THIRTY years ago, one amateur and one professional photographer in Limerick sat down trying to think of a name for their new business. They had settled on the word ‘Press’ and just needed an appendage.
Incidentally, they both had read Joseph Heller’s Catch 22 around the same time, and one of them then resided at 22 Bengal Terrace.
On April 1, 1984, Press 22 was born from the cumulative efforts of Noel Gavin, from Janesboro, and Liam Burke, from Shelbourne Park.
Today, the photographic agency employs Brian Gavin, Marie McCallan, Don Moloney and Brian Arthur, has over 300 commercial clients, supplies images to all the national news desks, and has over two million images in their negative and digital libraries. Now based on Nicholas Street in the city, Press 22’s early years began at 51 O’Connell Street, which they bought from a liquidator for £10,000.
“We hadn’t two pence to rub together,” reflected Liam, 58. In the three decades since, which have passed as quickly as the time it takes to change a shutter speed, they have kept apace with the changing world of photography, and the constant demands of print and online news. “In the early days we used to sit outside the fire station until 2 or 3am waiting for something to happen. The thing about this business is you have to be available 24/7 if a news story breaks, but if you love what you do it’s not work,” said Liam.

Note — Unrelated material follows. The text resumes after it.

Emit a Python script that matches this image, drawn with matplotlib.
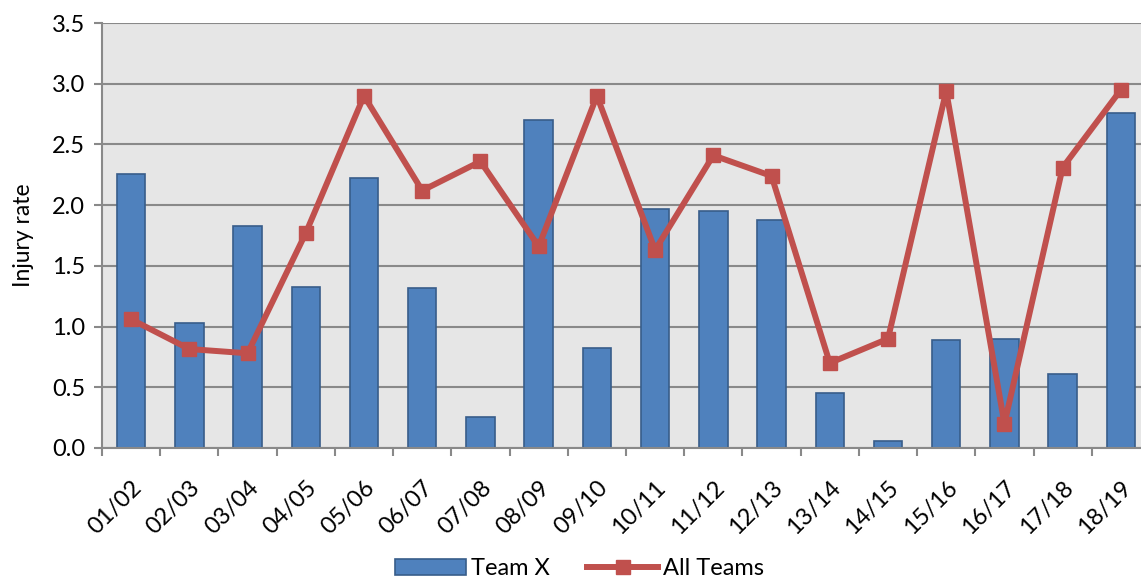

“The move from black and white negatives to colour to digital transformed the business. Back in the 1980s, you would have to drive back to Limerick from a job, process a film, put it on the train to Dublin, and a courier would be sent by one of the papers to collect it. The whole job could take six to 10 hours. Now, you could be back in your car and after 10 minutes, the picture could be sent anywhere in the world.”
In the intervening years, several of Ireland’s best known photographers have come up the ranks through Press 22, including Sean Curtin, Alan Place, Cathal Noonan, Eamon Ward, Emma Jervis, Kenneth O’Halloran, and Dylan Vaughan. Both Liam and Noel have volunteered with Concern and Trocaire respectively for over 20 years, travelling to all corners of the globe to capture images of “hurt, violence, poverty, illness and famine.”
This week, 20 years after the Rwandan genocide, Liam’s image again graced The Irish Times, proving that inspite of all the threats to the business by amateurs on iPhones, the power of a great image never dies. “I do find it difficult making money off the backs of other people’s hardship, but you don’t do this job for the money. You have to chase the occupation that you love rather than the one that will pay the bills.”